Ed eccomi ancora una volta a New Orleans, a raccontare una storia che ha a che fare con la piacevolezza della musica come solo nella Big Easy sanno preparare. Probabilmente il nome di Carlo Ditta non vi dice nulla, a me ricorda la gioia di vedere finalmente stampato un disco di Willy Deville dopo almeno tre anni di difficoltà con le case discografiche e personali.
Ditta ha messo la sua impronta in ambito musicale con il brano “Pray” che fu votata “Best Gospel Song” all’ American Song Festival nel 1970. Fu poi portata al successo da Mighty Sam McClain e grazie a ciò Carlo inizio la sua brillante carriera di produttore. Cercò di proseguire l’attività di songwriter a New York, Nashville e in California, ma il richiamo di New Orleans fu troppo forte, così si concentrò nell’aiutare musicisti reietti a incidere ed ottenere brillanti riconoscimenti.

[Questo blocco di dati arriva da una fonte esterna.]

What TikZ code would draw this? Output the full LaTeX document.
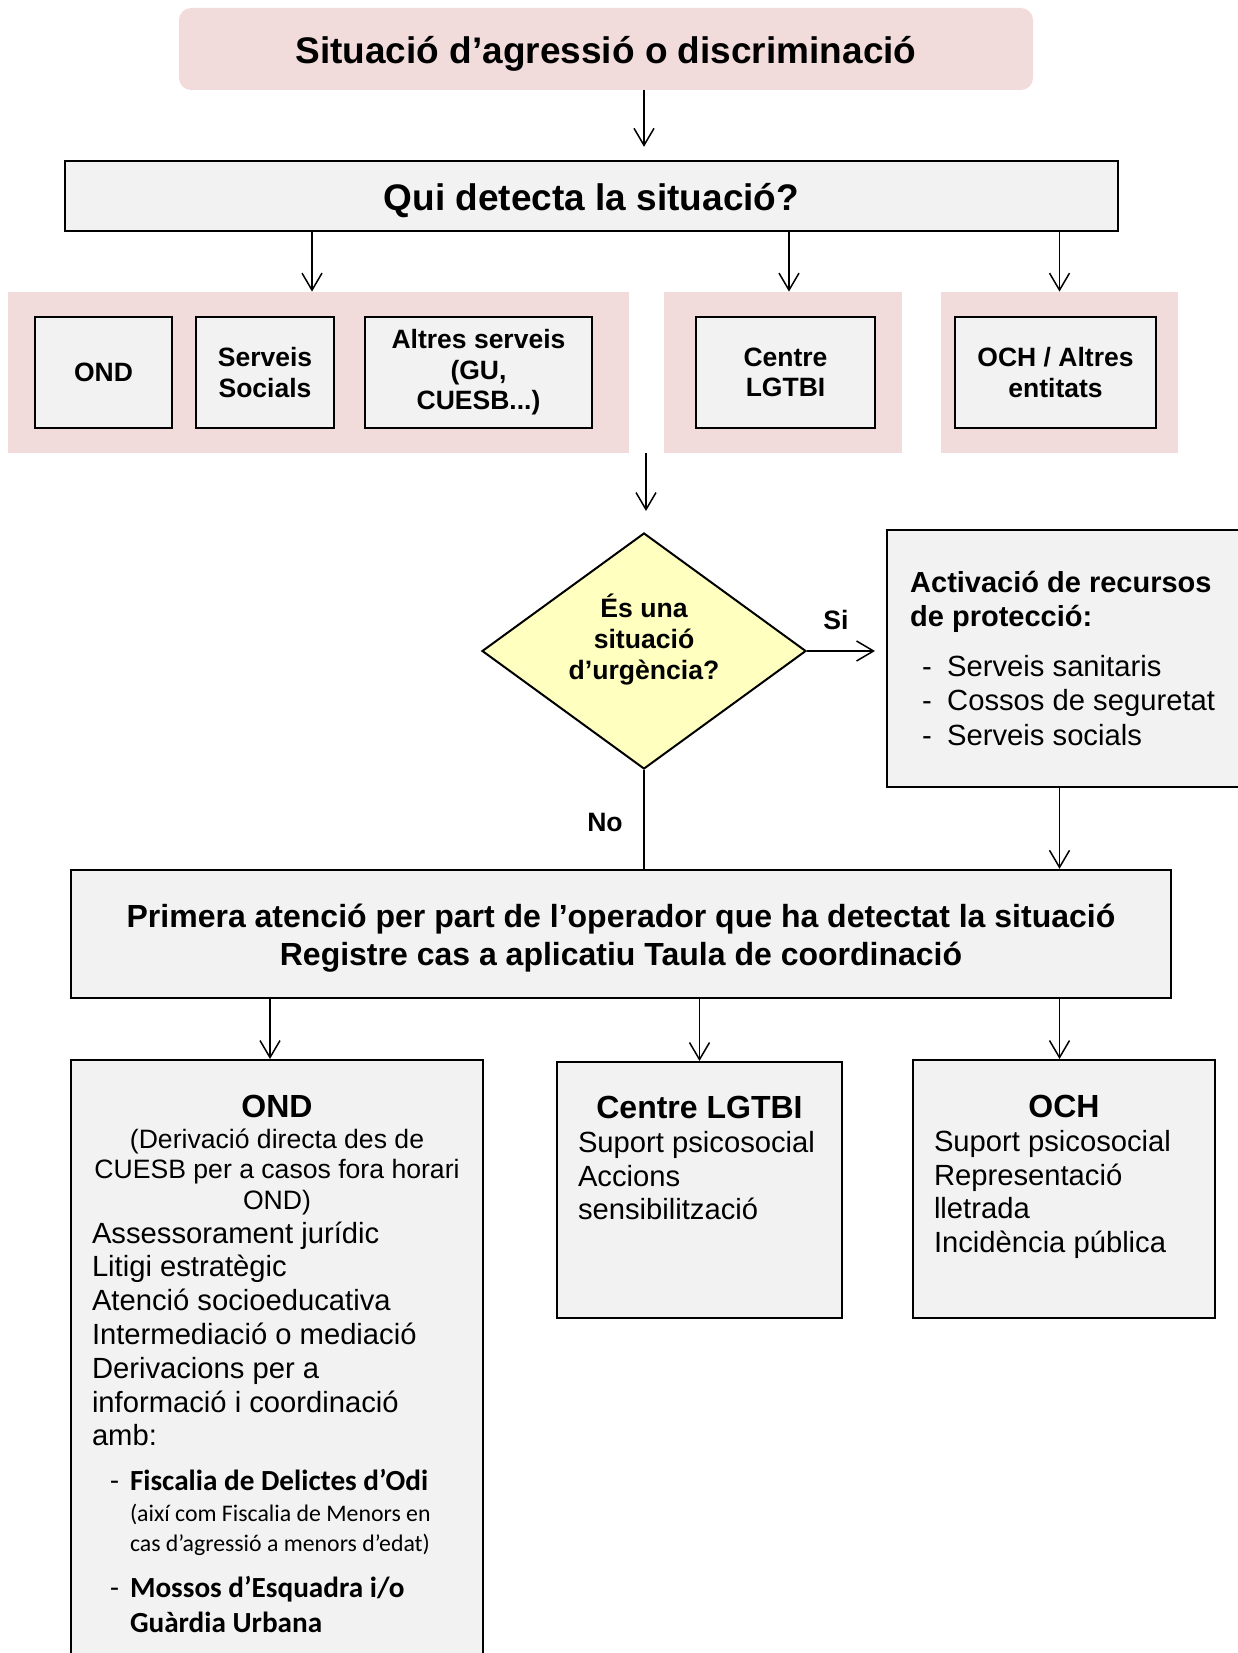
\documentclass[tikz,border=0pt]{standalone}
\usepackage{fontspec}
\setmainfont{Liberation Sans}
\newfontfamily\calibri{Carlito}
\usepackage{tikz}
\usetikzlibrary{arrows.meta}
\usetikzlibrary{calc}
\usetikzlibrary{shapes.geometric}
\definecolor{pinkbg}{HTML}{F2DCDB}
\definecolor{boxgrey}{HTML}{F2F2F2}
\definecolor{urgyellow}{HTML}{FFFFC0}
\tikzset{
	titlestyle/.style={rectangle,rounded corners=6pt,fill=pinkbg,text height=17pt,text depth=2.2pt,font=\bfseries\fontsize{18.5}{22}\selectfont},
	groupstyle/.style={rectangle,fill=pinkbg,minimum height=80.5pt},
	boxstyle/.style={rectangle,draw=black,line width=1.2pt,fill=boxgrey},
	whostyle/.style={boxstyle,minimum height=55.5pt,inner sep=2pt,align=center,font=\bfseries\fontsize{13.25}{15.3}\selectfont},
	questionstyle/.style={diamond,aspect=1.37,draw=black,line width=1pt,fill=urgyellow,inner sep=0pt,minimum width=162pt,minimum height=118pt,align=center,font=\bfseries\fontsize{13.3}{15.3}\selectfont},
	servicestyle/.style={boxstyle,inner sep=0pt,inner xsep=10.5pt,anchor=north},
	answerstyle/.style={font=\bfseries\fontsize{13.3}{15.3}\selectfont},
	arrowstyle/.style={-{Straight Barb[length=8.5pt,width=10pt]},line width=0.75pt}
}
\newcommand{\servicehead}[1]{{\centering\bfseries\fontsize{16}{19}\selectfont #1\par}}
\newcommand{\serviceitems}{\fontsize{14.6}{16.9}\selectfont}
\newcommand{\protdash}{\hspace*{6pt}\makebox[12.5pt][l]{-}}
\newcommand{\ondbullet}{\noindent\llap{-\hspace{5.5pt}}}

\begin{document}
\begin{tikzpicture}[x=0.5pt,y=-0.5pt]
	\useasboundingbox (0,0) rectangle (1237,1653);
	\node[titlestyle,minimum width=427pt,minimum height=41pt] (sit) at (606,49) {Situació d’agressió o discriminació};
	\node[boxstyle,minimum width=526.5pt,minimum height=35pt,inner ysep=2pt,text height=17pt,text depth=2.2pt,font=\bfseries\fontsize{18.5}{22}\selectfont] (qui) at (591.5,196) {Qui detecta la situació?};
	\node[groupstyle,minimum width=310.5pt] (grpa) at (318.5,372.5) {};
	\node[groupstyle,minimum width=119pt] (grpb) at (783,372.5) {};
	\node[groupstyle,minimum width=118.5pt] (grpc) at (1059.5,372.5) {};
	\node[whostyle,minimum width=68.5pt] (ondw) at (103.5,372.5) {OND};
	\node[whostyle,minimum width=69pt] (ssw) at (265,372.5) {Serveis\\Socials};
	\node[whostyle,minimum width=113.5pt] (altw) at (478.5,372.5) {Altres serveis\\(GU,\\CUESB...)};
	\node[whostyle,minimum width=89.5pt] (lgw) at (785.5,372.5) {Centre\\LGTBI};
	\node[whostyle,minimum width=100.5pt] (ochw) at (1055.5,372.5) {OCH / Altres\\entitats};
	\coordinate (split) at (646,453);
	\node[questionstyle] (urg) at (644,651) {És una\\situació\\d’urgència?\\[-1pt]\mbox{}};
	\node[boxstyle,anchor=west,minimum height=128.5pt,inner xsep=11.5pt] (act) at (886,658.5) {\begin{minipage}{160pt}
		{\bfseries\fontsize{14.5}{16.8}\selectfont Activació de recursos\\de protecció:\par}
		\vspace{8pt}
		\fontsize{14.6}{17.1}\selectfont\protdash Serveis sanitaris\\\protdash Cossos de seguretat\\\protdash Serveis socials
		\end{minipage}};
	\node[answerstyle] (si) at (836,620) {Si};
	\node[answerstyle] (no) at (605,822) {No};
	\node[boxstyle,minimum width=550pt,minimum height=64pt,align=center,font=\bfseries\fontsize{16}{19}\selectfont] (prim) at (621,934) {\mbox{}\\[-3.5pt]Primera atenció per part de l’operador que ha detectat la situació\\Registre cas a aplicatiu Taula de coordinació};
	\node[servicestyle] (ond) at (277,1059) {\begin{minipage}[c][310pt][t]{185pt}
		\vspace*{17.5pt}
		\servicehead{OND}
		{\centering\fontsize{13.3}{15.3}\selectfont (Derivació directa des de\\\mbox{CUESB per a casos fora horari}\\OND)\par}
		\serviceitems Assessorament jurídic\\Litigi estratègic\\Atenció socioeducativa\\Intermediació o mediació\\Derivacions per a\\informació i coordinació\\amb:\par
		\calibri\leftskip=19pt
		\vspace{5pt}
		{\fontsize{14.6}{17.5}\selectfont\ondbullet\textbf{Fiscalia de Delictes d’Odi}\par}
		{\fontsize{11.9}{15.2}\selectfont (així com Fiscalia de Menors en\\cas d’agressió a menors d’edat)\par}
		\vspace{5.5pt}
		{\fontsize{14.6}{17.5}\selectfont\ondbullet\textbf{Mossos d’Esquadra i/o\\Guàrdia Urbana}\par}
		\end{minipage}};
	\node[servicestyle] (lgb) at (699.5,1061) {\begin{minipage}[c][128pt][t]{121.5pt}
		\vspace*{17pt}
		\servicehead{Centre LGTBI}
		\serviceitems Suport psicosocial\\Accions\\sensibilització
		\end{minipage}};
	\node[servicestyle] (och) at (1064,1059) {\begin{minipage}[c][129pt][t]{130pt}
		\vspace*{17.5pt}
		\servicehead{OCH}
		\serviceitems Suport psicosocial\\Representació\\lletrada\\Incidència pública
		\end{minipage}};
	\draw[arrowstyle,shorten >=6.5pt] (sit.south -| urg) -- (qui.north -| urg);
	\draw[arrowstyle] ($(qui.south -| grpa)+(-6.5,0)$) -- ($(grpa.north)+(-6.5,0)$);
	\draw[arrowstyle] ($(qui.south -| grpb)+(6,0)$) -- ($(grpb.north)+(6,0)$);
	\draw[arrowstyle] (qui.south -| grpc) -- (grpc.north);
	\draw[arrowstyle,shorten >=10.5pt] (split) -- (split |- urg.north);
	\draw[arrowstyle,shorten >=5.5pt] (urg.east) -- (urg.east -| act.west);
	\draw[line width=0.75pt] (urg.south) -- (urg.south |- prim.north);
	\draw[arrowstyle] (act.south -| grpc) -- (grpc |- prim.north);
	\draw[arrowstyle] ($(prim.south -| ond.north)+(-7,0)$) -- ($(ond.north)+(-7,0)$);
	\draw[arrowstyle] (prim.south -| lgb.north) -- (lgb.north);
	\draw[arrowstyle] (prim.south -| grpc) -- (grpc |- och.north);
\end{tikzpicture}
\end{document}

Mi piace ricordare, tra i tanti, Danny Barker per l’album “Ham & Eggs”, Guitar Slim Jr. per cui ottenne una nomination al Grammy per “Story of My Life”, Willy Deville per Victory mixture” che vinse un disco d’oro in Francia, Marva Wright e Lenny McDaniels dei quali produsse degli album per la Virgin Records, oltre, naturalmente, tutti quelli di cui si occupò per la propria label, la Orleans Records, tra cui Coco Robicheaux, Little Freddie King e il “Presidente del soul” Rockie Charles.
Dopo tante produzioni è tornato il momento di far sentire la propria voce facendo uscire il suo secondo lavoro solista dal titolo “Hungry for love”. Il disco si muove nel solco della musica del sud della Louisiana mischiando il R’n’B ricco di influenze soul con il folk-rock, il cajun con il reggae e il latin con il blues rimanendo legato al suo habitat naturale, nonché a quello di Deville. Il disco contiene cinque pezzi autografi, mentre la rimanente parte del programma riguarda reinterpretazioni ricche di immaginazione e nuovi colori di classici regionali e canzoni tradizionali.
La traccia che rende giustizia al nostro è il brano finale, una cover di una quasi irriconoscibile versione di “The house of the rising sun” la cui resa è un condensato di tutti gli umori presenti nella Crescent City, tra voodoo soul, folk-rock ed improvvisazione tipico di chi è abituato ad esibirsi nei localacci del French Quarter.
“Pass the hatchet” richiama il mio amato Willy anche se all’inizio i sibili notturni, l’andamento strascicato e voodoo è tutto il Dr. John di “Gris Gris”. La strumentazione alle spalle vede un combo suonare uno swamp-rock shakerato con il funky dando origine ad un suono ad alta carica sensuale. L’atmosfera paludosa si ripete nuovamente in “Life in heaven” con tastiere melmose e chitarre sullo sfondo e una voce che rimanda a Tom Waits. Il brano omonimo, dalle cadenze notturne, ricorda lo stile di Tony Joe White. Ad accompagnarlo una serie di musicisti del sottobosco neorlinsiano che suonano come meglio non si potrebbe.
Un disco che dimostra profondo amore per la materia, non un capolavoro, ma ciò di cui abbiamo bisogno per riconciliarci dalla frenesia che ci circonda!!!